* [EXERCISE DESCRIPTION]: Omit the images. Copy each entry word for word.

* [MATERIAL PROVIDED]:
* begin *

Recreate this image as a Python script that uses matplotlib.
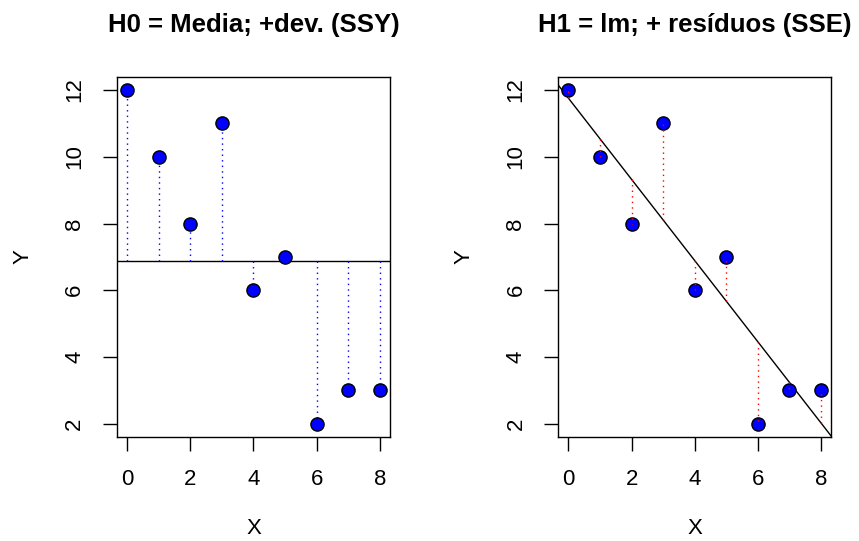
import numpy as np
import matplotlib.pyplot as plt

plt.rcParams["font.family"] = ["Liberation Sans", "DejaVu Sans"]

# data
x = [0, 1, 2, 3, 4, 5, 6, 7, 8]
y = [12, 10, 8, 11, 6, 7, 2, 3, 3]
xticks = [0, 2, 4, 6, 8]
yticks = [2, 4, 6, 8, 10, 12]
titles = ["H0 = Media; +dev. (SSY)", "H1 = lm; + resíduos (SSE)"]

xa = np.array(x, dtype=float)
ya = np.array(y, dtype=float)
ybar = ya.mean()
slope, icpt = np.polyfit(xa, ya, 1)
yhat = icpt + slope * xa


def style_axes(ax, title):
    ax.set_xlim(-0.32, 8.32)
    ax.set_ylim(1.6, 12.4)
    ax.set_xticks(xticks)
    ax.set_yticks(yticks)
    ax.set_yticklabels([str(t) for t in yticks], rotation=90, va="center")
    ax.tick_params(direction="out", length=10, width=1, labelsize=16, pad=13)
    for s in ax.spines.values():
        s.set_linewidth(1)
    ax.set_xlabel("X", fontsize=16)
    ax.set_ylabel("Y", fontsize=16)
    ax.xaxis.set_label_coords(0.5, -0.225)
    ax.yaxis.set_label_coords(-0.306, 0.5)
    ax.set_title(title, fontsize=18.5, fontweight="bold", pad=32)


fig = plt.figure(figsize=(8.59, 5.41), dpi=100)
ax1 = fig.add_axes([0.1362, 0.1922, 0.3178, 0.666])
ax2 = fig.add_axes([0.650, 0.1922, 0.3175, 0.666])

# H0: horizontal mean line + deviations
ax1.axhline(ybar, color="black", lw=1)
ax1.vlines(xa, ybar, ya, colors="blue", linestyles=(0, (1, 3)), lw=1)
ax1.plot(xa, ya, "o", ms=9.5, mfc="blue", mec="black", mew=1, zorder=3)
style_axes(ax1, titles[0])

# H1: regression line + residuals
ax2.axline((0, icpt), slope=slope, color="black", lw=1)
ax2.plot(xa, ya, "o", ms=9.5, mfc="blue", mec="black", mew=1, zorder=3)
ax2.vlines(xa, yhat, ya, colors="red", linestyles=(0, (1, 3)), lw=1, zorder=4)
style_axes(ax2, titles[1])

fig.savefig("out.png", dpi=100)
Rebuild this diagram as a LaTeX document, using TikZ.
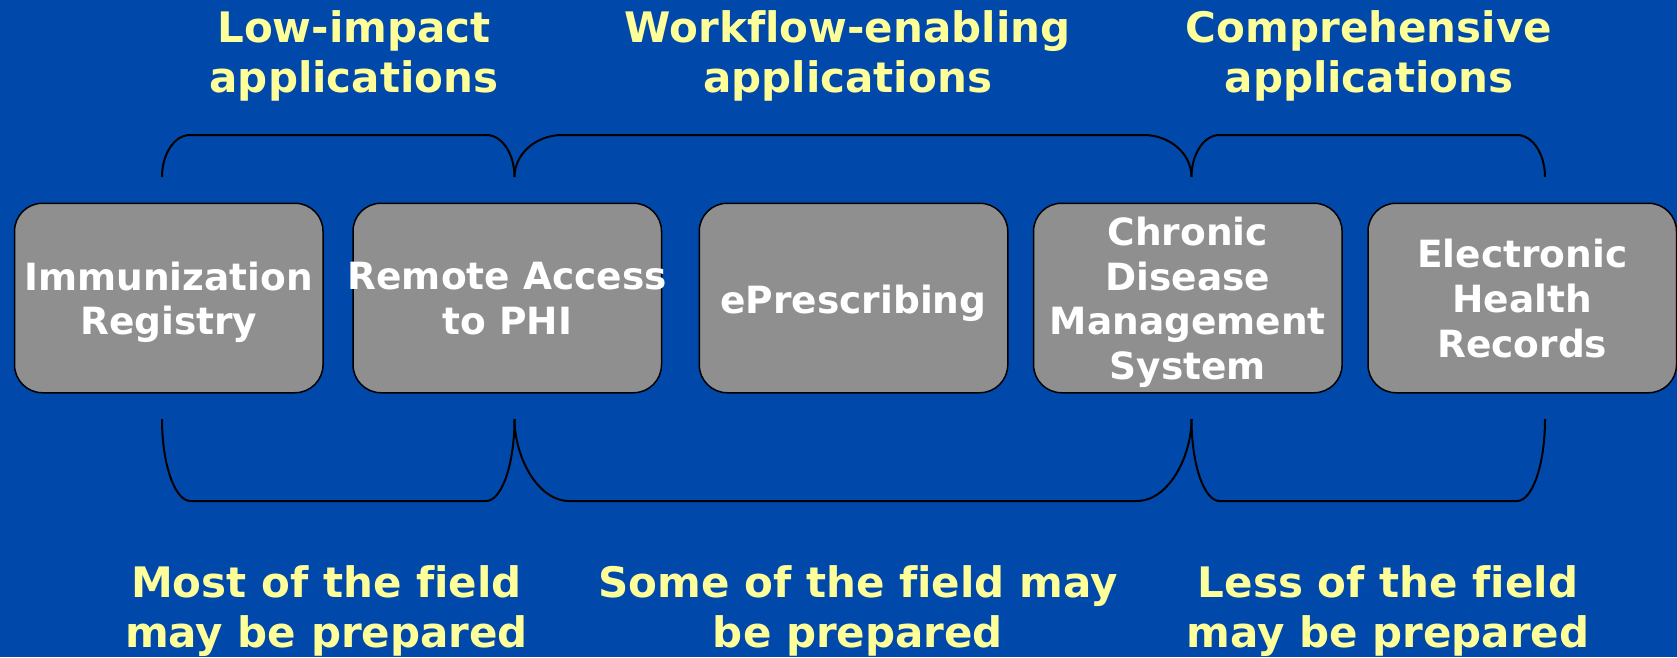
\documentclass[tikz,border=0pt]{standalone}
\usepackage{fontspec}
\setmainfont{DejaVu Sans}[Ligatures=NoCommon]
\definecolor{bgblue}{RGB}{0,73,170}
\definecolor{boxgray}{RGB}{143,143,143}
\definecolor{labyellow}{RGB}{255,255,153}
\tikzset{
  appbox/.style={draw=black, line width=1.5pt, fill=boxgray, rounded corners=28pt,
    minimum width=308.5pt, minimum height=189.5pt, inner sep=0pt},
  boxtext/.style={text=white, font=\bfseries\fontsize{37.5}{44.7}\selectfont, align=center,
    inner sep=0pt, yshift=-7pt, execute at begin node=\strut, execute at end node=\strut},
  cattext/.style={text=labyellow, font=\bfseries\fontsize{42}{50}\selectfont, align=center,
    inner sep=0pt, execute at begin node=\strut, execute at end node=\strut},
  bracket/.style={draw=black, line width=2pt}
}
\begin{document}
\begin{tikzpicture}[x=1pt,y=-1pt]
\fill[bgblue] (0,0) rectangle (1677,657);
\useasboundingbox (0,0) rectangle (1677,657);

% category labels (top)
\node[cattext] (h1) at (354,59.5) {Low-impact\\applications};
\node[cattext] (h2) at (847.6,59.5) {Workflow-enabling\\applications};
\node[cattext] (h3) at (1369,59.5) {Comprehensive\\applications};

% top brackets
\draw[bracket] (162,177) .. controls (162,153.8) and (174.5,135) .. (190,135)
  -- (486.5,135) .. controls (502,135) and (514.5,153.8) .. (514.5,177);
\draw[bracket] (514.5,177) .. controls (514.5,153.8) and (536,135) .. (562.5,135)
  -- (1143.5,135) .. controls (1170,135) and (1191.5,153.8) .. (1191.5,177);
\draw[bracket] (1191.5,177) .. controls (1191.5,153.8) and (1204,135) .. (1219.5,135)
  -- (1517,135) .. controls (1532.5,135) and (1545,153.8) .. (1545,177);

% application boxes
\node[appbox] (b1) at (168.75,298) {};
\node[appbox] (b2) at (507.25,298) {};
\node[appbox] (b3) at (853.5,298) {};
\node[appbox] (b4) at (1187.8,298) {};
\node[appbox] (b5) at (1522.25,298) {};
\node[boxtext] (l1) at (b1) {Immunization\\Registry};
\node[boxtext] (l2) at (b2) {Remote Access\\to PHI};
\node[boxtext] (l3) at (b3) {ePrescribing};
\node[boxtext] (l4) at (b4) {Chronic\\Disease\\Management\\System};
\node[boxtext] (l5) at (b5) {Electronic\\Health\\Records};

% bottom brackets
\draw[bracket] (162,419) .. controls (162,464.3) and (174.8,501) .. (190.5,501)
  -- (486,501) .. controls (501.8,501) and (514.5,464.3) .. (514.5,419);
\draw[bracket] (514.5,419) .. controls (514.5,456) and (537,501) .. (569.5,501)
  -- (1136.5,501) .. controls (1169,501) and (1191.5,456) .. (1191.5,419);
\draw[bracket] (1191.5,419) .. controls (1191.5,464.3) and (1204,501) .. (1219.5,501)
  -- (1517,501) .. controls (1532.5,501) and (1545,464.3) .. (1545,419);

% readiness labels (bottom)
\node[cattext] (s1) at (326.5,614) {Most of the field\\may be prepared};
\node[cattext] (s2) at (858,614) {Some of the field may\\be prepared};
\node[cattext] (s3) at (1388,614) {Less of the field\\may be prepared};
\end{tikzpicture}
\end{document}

* end *

* [RESULT]:
Recreate this image as a Python script that uses matplotlib.
import numpy as np
import matplotlib.pyplot as plt

plt.rcParams["font.family"] = ["Liberation Sans", "DejaVu Sans"]

# data
x = [0, 1, 2, 3, 4, 5, 6, 7, 8]
y = [12, 10, 8, 11, 6, 7, 2, 3, 3]
xticks = [0, 2, 4, 6, 8]
yticks = [2, 4, 6, 8, 10, 12]
titles = ["H0 = Media; +dev. (SSY)", "H1 = lm; + resíduos (SSE)"]

xa = np.array(x, dtype=float)
ya = np.array(y, dtype=float)
ybar = ya.mean()
slope, icpt = np.polyfit(xa, ya, 1)
yhat = icpt + slope * xa


def style_axes(ax, title):
    ax.set_xlim(-0.32, 8.32)
    ax.set_ylim(1.6, 12.4)
    ax.set_xticks(xticks)
    ax.set_yticks(yticks)
    ax.set_yticklabels([str(t) for t in yticks], rotation=90, va="center")
    ax.tick_params(direction="out", length=10, width=1, labelsize=16, pad=13)
    for s in ax.spines.values():
        s.set_linewidth(1)
    ax.set_xlabel("X", fontsize=16)
    ax.set_ylabel("Y", fontsize=16)
    ax.xaxis.set_label_coords(0.5, -0.225)
    ax.yaxis.set_label_coords(-0.306, 0.5)
    ax.set_title(title, fontsize=18.5, fontweight="bold", pad=32)


fig = plt.figure(figsize=(8.59, 5.41), dpi=100)
ax1 = fig.add_axes([0.1362, 0.1922, 0.3178, 0.666])
ax2 = fig.add_axes([0.650, 0.1922, 0.3175, 0.666])

# H0: horizontal mean line + deviations
ax1.axhline(ybar, color="black", lw=1)
ax1.vlines(xa, ybar, ya, colors="blue", linestyles=(0, (1, 3)), lw=1)
ax1.plot(xa, ya, "o", ms=9.5, mfc="blue", mec="black", mew=1, zorder=3)
style_axes(ax1, titles[0])

# H1: regression line + residuals
ax2.axline((0, icpt), slope=slope, color="black", lw=1)
ax2.plot(xa, ya, "o", ms=9.5, mfc="blue", mec="black", mew=1, zorder=3)
ax2.vlines(xa, yhat, ya, colors="red", linestyles=(0, (1, 3)), lw=1, zorder=4)
style_axes(ax2, titles[1])

fig.savefig("out.png", dpi=100)
Rebuild this diagram as a LaTeX document, using TikZ.
\documentclass[tikz,border=0pt]{standalone}
\usepackage{fontspec}
\setmainfont{DejaVu Sans}[Ligatures=NoCommon]
\definecolor{bgblue}{RGB}{0,73,170}
\definecolor{boxgray}{RGB}{143,143,143}
\definecolor{labyellow}{RGB}{255,255,153}
\tikzset{
  appbox/.style={draw=black, line width=1.5pt, fill=boxgray, rounded corners=28pt,
    minimum width=308.5pt, minimum height=189.5pt, inner sep=0pt},
  boxtext/.style={text=white, font=\bfseries\fontsize{37.5}{44.7}\selectfont, align=center,
    inner sep=0pt, yshift=-7pt, execute at begin node=\strut, execute at end node=\strut},
  cattext/.style={text=labyellow, font=\bfseries\fontsize{42}{50}\selectfont, align=center,
    inner sep=0pt, execute at begin node=\strut, execute at end node=\strut},
  bracket/.style={draw=black, line width=2pt}
}
\begin{document}
\begin{tikzpicture}[x=1pt,y=-1pt]
\fill[bgblue] (0,0) rectangle (1677,657);
\useasboundingbox (0,0) rectangle (1677,657);

% category labels (top)
\node[cattext] (h1) at (354,59.5) {Low-impact\\applications};
\node[cattext] (h2) at (847.6,59.5) {Workflow-enabling\\applications};
\node[cattext] (h3) at (1369,59.5) {Comprehensive\\applications};

% top brackets
\draw[bracket] (162,177) .. controls (162,153.8) and (174.5,135) .. (190,135)
  -- (486.5,135) .. controls (502,135) and (514.5,153.8) .. (514.5,177);
\draw[bracket] (514.5,177) .. controls (514.5,153.8) and (536,135) .. (562.5,135)
  -- (1143.5,135) .. controls (1170,135) and (1191.5,153.8) .. (1191.5,177);
\draw[bracket] (1191.5,177) .. controls (1191.5,153.8) and (1204,135) .. (1219.5,135)
  -- (1517,135) .. controls (1532.5,135) and (1545,153.8) .. (1545,177);

% application boxes
\node[appbox] (b1) at (168.75,298) {};
\node[appbox] (b2) at (507.25,298) {};
\node[appbox] (b3) at (853.5,298) {};
\node[appbox] (b4) at (1187.8,298) {};
\node[appbox] (b5) at (1522.25,298) {};
\node[boxtext] (l1) at (b1) {Immunization\\Registry};
\node[boxtext] (l2) at (b2) {Remote Access\\to PHI};
\node[boxtext] (l3) at (b3) {ePrescribing};
\node[boxtext] (l4) at (b4) {Chronic\\Disease\\Management\\System};
\node[boxtext] (l5) at (b5) {Electronic\\Health\\Records};

% bottom brackets
\draw[bracket] (162,419) .. controls (162,464.3) and (174.8,501) .. (190.5,501)
  -- (486,501) .. controls (501.8,501) and (514.5,464.3) .. (514.5,419);
\draw[bracket] (514.5,419) .. controls (514.5,456) and (537,501) .. (569.5,501)
  -- (1136.5,501) .. controls (1169,501) and (1191.5,456) .. (1191.5,419);
\draw[bracket] (1191.5,419) .. controls (1191.5,464.3) and (1204,501) .. (1219.5,501)
  -- (1517,501) .. controls (1532.5,501) and (1545,464.3) .. (1545,419);

% readiness labels (bottom)
\node[cattext] (s1) at (326.5,614) {Most of the field\\may be prepared};
\node[cattext] (s2) at (858,614) {Some of the field may\\be prepared};
\node[cattext] (s3) at (1388,614) {Less of the field\\may be prepared};
\end{tikzpicture}
\end{document}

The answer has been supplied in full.